In response to:
'Were The Popes Against The Jews?' from the February 6, 2014 issue
To the Editors:
The above book title appeared in the “Letters” section [NYR, February 6] in response to Kevin Madigan’s review. In that section, Edmund Levin noted that Lawler’s Julian-Gregorian calendar conflation was “an honest mistake.” In fact, it was based on Maurice Samuel’s Blood Accusation (1966): “The sessions…ran for thirty-four days (September 25–October 28, 1913)….” The Jewish Virtual Library was also wrong: “The trial of Beilis took place in Kiev from September 25 through October 28, 1913.”
Madigan remains unconvinced: “Lawler’s use of the Gregorian calendar led him to that thoroughly amateurish chronological mistake, which completely undermines his critique of Kertzer.” Unfortunately, there’s no way chronology interfered with David Kertzer’s concealment of the Russian ambassador so that blame would fall on Cardinal del Val. Of this deed, the members of the Jewish Publication Society declared: “One cannot recall in all of history such an entirely conscienceless and shameless act.”

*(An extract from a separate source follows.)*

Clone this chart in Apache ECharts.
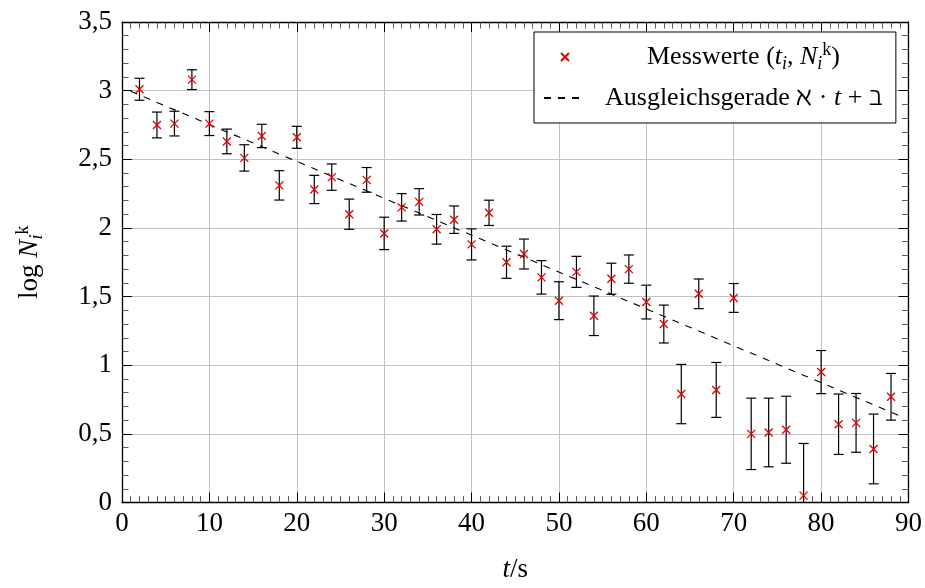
<!DOCTYPE html>
<html>
<head>
<meta charset="utf-8">
<script src="https://cdn.jsdelivr.net/npm/echarts@6/dist/echarts.min.js"></script>
<style>
html,body{margin:0;padding:0;background:#fff;}
#chart{width:925px;height:588px;}
</style>
</head>
<body>
<div id="chart"></div>
<script>
// ---- data ----
var tValues = [2,4,6,8,10,12,14,16,18,20,22,24,26,28,30,32,34,36,38,40,42,44,46,48,50,52,54,56,58,60,62,64,66,68,70,72,74,76,78,80,82,84,86,88];
var logN = [3.01,2.75,2.76,3.08,2.76,2.63,2.51,2.67,2.31,2.66,2.28,2.37,2.10,2.35,1.96,2.15,2.19,1.99,2.06,1.88,2.11,1.75,1.81,1.64,1.47,1.68,1.36,1.63,1.70,1.46,1.30,0.79,1.52,0.82,1.49,0.50,0.51,0.53,0.05,0.95,0.57,0.58,0.39,0.77];
var logNErr = [0.08,0.094,0.09,0.072,0.087,0.09,0.096,0.085,0.107,0.08,0.103,0.096,0.11,0.09,0.118,0.10,0.096,0.108,0.10,0.113,0.092,0.117,0.109,0.122,0.138,0.113,0.144,0.113,0.103,0.123,0.138,0.216,0.108,0.20,0.105,0.26,0.25,0.244,0.38,0.157,0.22,0.214,0.254,0.17];
var fitT = [1, 89];
var fitY = [2.995, 0.631];
var xTicks = {min: 0, max: 90, step: 10};
var yTicks = {min: 0, max: 3.5, step: 0.5};

var FONT = '"Liberation Serif", "DejaVu Serif", serif';
var pts = tValues.map(function(t, i){ return [t, logN[i]]; });
var errPts = tValues.map(function(t, i){ return [t, logN[i], logNErr[i]]; });
var fitPts = fitT.map(function(t, i){ return [t, fitY[i]]; });

var chart = echarts.init(document.getElementById('chart'), null, {renderer: 'canvas'});

function axisCommon(showLabel, minorSplit) {
  return {
    axisLine: {show: true, onZero: false, lineStyle: {color: '#000', width: 1.3}},
    axisTick: {show: true, inside: true, length: 10, lineStyle: {color: '#000', width: 1}},
    minorTick: {show: true, splitNumber: minorSplit, length: 6.5, lineStyle: {color: '#333', width: 0.8}},
    axisLabel: {show: showLabel, color: '#000', fontSize: 27, fontFamily: FONT, margin: 8},
    splitLine: {show: showLabel, lineStyle: {color: '#c2c2c2', width: 1}}
  };
}

function rich(fs, lh) {
  return {
    n: {fontSize: fs, fontFamily: FONT, color: '#000', lineHeight: lh},
    it: {fontStyle: 'italic', fontSize: fs, fontFamily: FONT, color: '#000', lineHeight: lh},
    sub: {fontStyle: 'italic', fontSize: Math.round(fs * 0.68), fontFamily: FONT, color: '#000', verticalAlign: 'bottom', lineHeight: lh},
    sup: {fontSize: Math.round(fs * 0.68), fontFamily: FONT, color: '#000', verticalAlign: 'top', lineHeight: lh},
    sp1: {width: 56, lineHeight: lh},
    sp2: {width: 14, lineHeight: lh}
  };
}

var xa0 = Object.assign(axisCommon(true, 10), {
  type: 'value', position: 'bottom', min: xTicks.min, max: xTicks.max, interval: xTicks.step,
  name: '{it|t}{n|/s}', nameLocation: 'middle', nameGap: 52,
  nameTextStyle: {fontSize: 27, fontFamily: FONT, color: '#000', rich: rich(27, 30)}
});
var xa1 = Object.assign(axisCommon(false, 10), {
  type: 'value', position: 'top', min: xTicks.min, max: xTicks.max, interval: xTicks.step
});
var ya0 = Object.assign(axisCommon(true, 5), {
  type: 'value', position: 'left', min: yTicks.min, max: yTicks.max, interval: yTicks.step,
  name: '{n|log }{it|N}{sub|i}{sup|k}', nameLocation: 'middle', nameGap: 76,
  nameTextStyle: {fontSize: 27, fontFamily: FONT, color: '#000', lineHeight: 32, rich: rich(27, 32)}
});
ya0.axisLabel.margin = 10;
ya0.axisLabel.formatter = function(v){ return String(v).replace('.', ','); };
var ya1 = Object.assign(axisCommon(false, 5), {
  type: 'value', position: 'right', min: yTicks.min, max: yTicks.max, interval: yTicks.step
});

var option = {
  animation: false,
  backgroundColor: '#fff',
  textStyle: {fontFamily: FONT},
  grid: {left: 122, right: 16, top: 22, bottom: 80, containLabel: false},
  xAxis: [xa0, xa1],
  yAxis: [ya0, ya1],
  legend: {
    data: ['Messwerte', 'Ausgleichsgerade'],
    orient: 'vertical', left: 534, top: 32,
    itemWidth: 42, itemHeight: 8, itemGap: 9,
    padding: [9, 13, 9, 9],
    borderColor: '#000', borderWidth: 1, backgroundColor: '#fff', borderRadius: 0,
    align: 'left',
    textStyle: {fontSize: 26, fontFamily: FONT, color: '#000', lineHeight: 32, rich: rich(26, 32)},
    formatter: function(name){
      if (name === 'Messwerte') return '{sp1|}{n|Messwerte (}{it|t}{sub|i}{n|, }{it|N}{sub|i}{sup|k}{n|)}';
      return '{sp2|}{n|Ausgleichsgerade \u2135 \u00b7 }{it|t}{n| + \u2136}';
    }
  },
  series: [
    {
      name: 'Fehler', type: 'custom', xAxisIndex: 0, yAxisIndex: 0, z: 3,
      data: errPts,
      renderItem: function(params, api){
        var t = api.value(0), y = api.value(1), e = api.value(2);
        var lo = y - e, clipped = false;
        if (lo < yTicks.min) { lo = yTicks.min; clipped = true; }
        var top = api.coord([t, y + e]);
        var bot = api.coord([t, lo]);
        var hw = 5;
        var st = {stroke: '#000', lineWidth: 1.2};
        var ch = [
          {type: 'line', shape: {x1: top[0], y1: top[1], x2: bot[0], y2: bot[1]}, style: st},
          {type: 'line', shape: {x1: top[0]-hw, y1: top[1], x2: top[0]+hw, y2: top[1]}, style: st}
        ];
        if (!clipped) ch.push({type: 'line', shape: {x1: bot[0]-hw, y1: bot[1], x2: bot[0]+hw, y2: bot[1]}, style: st});
        return {type: 'group', children: ch};
      }
    },
    {
      name: 'Ausgleichsgerade', type: 'line', xAxisIndex: 0, yAxisIndex: 0, z: 2,
      data: fitPts, showSymbol: false, symbol: 'circle',
      lineStyle: {color: '#000', width: 1.1, type: [7, 7]},
      itemStyle: {color: 'rgba(0,0,0,0)', borderWidth: 0}
    },
    {
      name: 'Messwerte', type: 'scatter', xAxisIndex: 0, yAxisIndex: 0, z: 5,
      data: pts,
      symbol: 'path://M0,0L10,10M10,0L0,10', symbolSize: 8,
      itemStyle: {color: 'rgba(0,0,0,0)', borderColor: '#e00000', borderWidth: 1.3, opacity: 1}
    }
  ]
};
chart.setOption(option);
</script>
</body>
</html>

Moreover, anyone really concerned about chronology vis-à-vis “the popes against the Jews” wouldn’t focus on one isolated incident, but rather on a whole sequence. After the chapter on “ritual murder,” Kertzer discussed “a future pope in Poland”: the latter being Achille Ratti, subsequently Pius XI, whose “Polish experience shaped the view of Europe’s Jews” that he “would hold as pope.” That “experience,” according to Kertzer, was based on the pope’s “three years in Warsaw.” Unfortunately, for the satisfaction of serious chronologists, less than half a year of that period is actually documented.